EXERCISE GOAL: The data below holds a line containing "Convert this chart to Plotly.js code." and a line containing "const factor = [2.0, 2.0, 0.88];"; please quote exactly those two lines and every line between them, and nothing else.

^^^^^^^^^^^^^^^^

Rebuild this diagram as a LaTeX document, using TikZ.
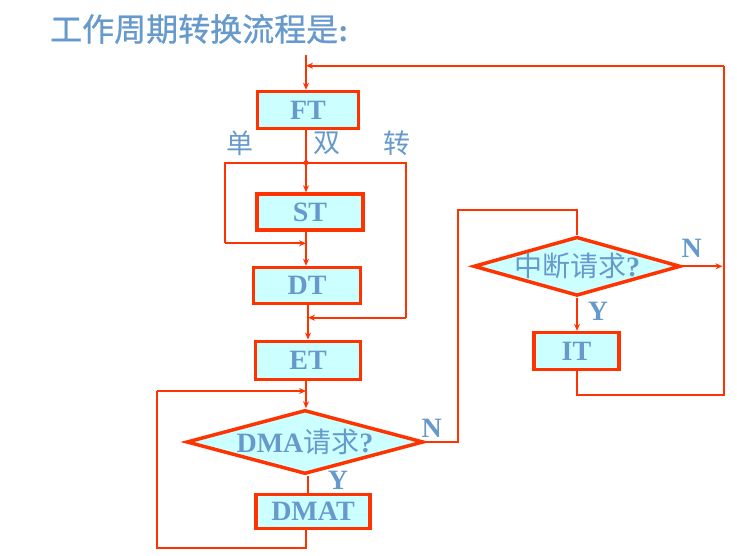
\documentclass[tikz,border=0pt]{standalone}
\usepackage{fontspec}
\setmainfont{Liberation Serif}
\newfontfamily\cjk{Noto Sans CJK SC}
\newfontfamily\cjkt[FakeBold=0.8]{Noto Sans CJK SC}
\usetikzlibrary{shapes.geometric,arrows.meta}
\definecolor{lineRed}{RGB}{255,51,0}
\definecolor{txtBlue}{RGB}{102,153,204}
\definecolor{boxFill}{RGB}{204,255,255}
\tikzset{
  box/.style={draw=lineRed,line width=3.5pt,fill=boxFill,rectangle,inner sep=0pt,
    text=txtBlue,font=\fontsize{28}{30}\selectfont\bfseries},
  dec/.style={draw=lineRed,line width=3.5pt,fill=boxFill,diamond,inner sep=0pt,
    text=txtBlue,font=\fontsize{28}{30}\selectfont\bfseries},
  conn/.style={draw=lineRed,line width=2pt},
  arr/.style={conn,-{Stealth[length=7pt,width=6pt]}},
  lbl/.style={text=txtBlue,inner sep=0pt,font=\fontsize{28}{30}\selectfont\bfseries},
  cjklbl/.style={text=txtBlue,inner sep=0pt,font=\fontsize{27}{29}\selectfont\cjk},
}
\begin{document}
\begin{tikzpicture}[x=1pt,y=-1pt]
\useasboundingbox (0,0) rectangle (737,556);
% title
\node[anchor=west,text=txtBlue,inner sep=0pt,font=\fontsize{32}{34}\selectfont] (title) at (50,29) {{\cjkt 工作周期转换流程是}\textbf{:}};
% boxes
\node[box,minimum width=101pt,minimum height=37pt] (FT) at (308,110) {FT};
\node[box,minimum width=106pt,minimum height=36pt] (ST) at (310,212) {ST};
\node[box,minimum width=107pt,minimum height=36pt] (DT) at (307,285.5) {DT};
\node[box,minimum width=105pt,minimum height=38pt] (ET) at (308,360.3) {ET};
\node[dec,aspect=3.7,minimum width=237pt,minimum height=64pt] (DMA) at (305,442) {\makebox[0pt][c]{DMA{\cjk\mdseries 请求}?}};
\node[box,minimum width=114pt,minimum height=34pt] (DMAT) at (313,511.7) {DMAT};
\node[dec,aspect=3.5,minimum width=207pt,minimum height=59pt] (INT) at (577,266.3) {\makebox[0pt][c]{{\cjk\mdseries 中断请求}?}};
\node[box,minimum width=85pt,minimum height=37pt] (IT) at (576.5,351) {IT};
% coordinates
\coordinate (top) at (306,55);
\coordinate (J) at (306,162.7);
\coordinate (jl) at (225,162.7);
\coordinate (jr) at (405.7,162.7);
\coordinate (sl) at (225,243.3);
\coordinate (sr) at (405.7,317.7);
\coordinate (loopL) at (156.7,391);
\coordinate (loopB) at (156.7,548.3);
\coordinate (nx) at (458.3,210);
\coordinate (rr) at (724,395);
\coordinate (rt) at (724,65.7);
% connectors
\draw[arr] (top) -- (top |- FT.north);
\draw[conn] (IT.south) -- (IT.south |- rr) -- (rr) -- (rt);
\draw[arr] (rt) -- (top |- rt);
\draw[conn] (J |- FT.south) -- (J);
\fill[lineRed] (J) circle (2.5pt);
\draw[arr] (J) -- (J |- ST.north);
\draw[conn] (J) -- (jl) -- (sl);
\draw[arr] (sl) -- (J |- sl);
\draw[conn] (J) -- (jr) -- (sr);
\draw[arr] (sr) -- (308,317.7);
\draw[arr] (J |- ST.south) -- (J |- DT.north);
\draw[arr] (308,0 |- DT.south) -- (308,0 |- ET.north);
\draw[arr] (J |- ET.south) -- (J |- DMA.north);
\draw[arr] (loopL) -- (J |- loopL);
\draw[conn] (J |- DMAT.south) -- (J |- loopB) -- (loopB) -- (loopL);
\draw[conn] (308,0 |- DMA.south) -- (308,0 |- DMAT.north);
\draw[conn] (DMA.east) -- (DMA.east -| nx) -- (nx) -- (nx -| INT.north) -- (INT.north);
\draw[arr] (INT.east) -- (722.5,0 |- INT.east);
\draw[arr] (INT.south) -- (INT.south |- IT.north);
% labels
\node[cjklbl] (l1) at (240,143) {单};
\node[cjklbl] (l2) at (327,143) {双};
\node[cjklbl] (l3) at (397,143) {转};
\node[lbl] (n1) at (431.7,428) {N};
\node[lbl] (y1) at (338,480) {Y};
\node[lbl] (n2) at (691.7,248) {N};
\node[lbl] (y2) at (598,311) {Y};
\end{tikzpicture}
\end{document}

^^^^^^^^^^^^^^^^

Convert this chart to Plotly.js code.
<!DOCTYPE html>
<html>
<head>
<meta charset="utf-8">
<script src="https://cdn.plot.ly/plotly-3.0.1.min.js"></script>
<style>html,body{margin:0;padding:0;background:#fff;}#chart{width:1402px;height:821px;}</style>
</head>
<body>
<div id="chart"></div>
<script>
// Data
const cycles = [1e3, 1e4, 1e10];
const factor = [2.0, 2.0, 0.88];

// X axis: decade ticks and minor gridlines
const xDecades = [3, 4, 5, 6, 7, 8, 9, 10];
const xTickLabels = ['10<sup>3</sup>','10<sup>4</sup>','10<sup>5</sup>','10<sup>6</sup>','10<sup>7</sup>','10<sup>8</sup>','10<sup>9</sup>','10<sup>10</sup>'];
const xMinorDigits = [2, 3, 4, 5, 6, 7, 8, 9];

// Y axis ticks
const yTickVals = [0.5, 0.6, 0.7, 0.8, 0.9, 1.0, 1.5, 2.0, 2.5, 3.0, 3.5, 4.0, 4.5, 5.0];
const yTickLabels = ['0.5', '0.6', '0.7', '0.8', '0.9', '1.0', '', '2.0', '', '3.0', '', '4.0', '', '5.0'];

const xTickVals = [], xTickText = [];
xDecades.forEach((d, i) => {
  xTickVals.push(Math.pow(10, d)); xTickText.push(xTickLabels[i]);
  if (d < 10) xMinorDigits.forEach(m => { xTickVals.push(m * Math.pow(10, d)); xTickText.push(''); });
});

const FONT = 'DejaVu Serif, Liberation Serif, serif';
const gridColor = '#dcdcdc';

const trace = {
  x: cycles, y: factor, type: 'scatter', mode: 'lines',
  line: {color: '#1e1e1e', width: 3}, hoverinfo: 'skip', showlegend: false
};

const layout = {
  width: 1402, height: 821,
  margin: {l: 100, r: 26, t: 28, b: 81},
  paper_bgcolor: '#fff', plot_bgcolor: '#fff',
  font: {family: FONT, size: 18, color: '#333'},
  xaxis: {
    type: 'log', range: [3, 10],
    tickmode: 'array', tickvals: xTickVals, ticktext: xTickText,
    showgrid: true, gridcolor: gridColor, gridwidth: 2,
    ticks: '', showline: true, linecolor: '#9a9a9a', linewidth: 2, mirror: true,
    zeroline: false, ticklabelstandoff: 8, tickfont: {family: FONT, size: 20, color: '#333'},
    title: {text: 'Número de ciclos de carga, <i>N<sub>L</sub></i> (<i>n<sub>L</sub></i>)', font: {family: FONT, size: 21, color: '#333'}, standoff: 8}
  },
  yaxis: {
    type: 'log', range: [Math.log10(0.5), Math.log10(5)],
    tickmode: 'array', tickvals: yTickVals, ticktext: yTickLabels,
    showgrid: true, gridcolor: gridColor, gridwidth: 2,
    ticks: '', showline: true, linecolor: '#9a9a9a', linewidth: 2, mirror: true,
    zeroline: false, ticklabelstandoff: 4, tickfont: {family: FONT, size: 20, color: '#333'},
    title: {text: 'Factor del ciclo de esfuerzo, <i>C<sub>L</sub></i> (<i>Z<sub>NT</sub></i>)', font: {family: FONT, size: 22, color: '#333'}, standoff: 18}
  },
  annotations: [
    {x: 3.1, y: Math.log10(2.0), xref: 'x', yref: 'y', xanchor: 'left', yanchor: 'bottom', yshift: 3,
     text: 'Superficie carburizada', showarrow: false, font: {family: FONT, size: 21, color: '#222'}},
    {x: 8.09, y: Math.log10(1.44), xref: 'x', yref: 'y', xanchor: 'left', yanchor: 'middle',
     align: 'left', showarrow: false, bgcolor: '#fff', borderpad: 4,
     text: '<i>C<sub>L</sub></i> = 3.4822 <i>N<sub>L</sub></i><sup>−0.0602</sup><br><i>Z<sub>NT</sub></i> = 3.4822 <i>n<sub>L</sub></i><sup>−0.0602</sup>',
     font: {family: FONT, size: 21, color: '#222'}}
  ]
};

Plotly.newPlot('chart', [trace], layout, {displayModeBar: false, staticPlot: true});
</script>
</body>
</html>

^^^^^^^^^^^^^^^^

RESPONSE TO THIS EXERCISE:
Convert this chart to Plotly.js code.
<!DOCTYPE html>
<html>
<head>
<meta charset="utf-8">
<script src="https://cdn.plot.ly/plotly-3.0.1.min.js"></script>
<style>html,body{margin:0;padding:0;background:#fff;}#chart{width:1402px;height:821px;}</style>
</head>
<body>
<div id="chart"></div>
<script>
// Data
const cycles = [1e3, 1e4, 1e10];
const factor = [2.0, 2.0, 0.88];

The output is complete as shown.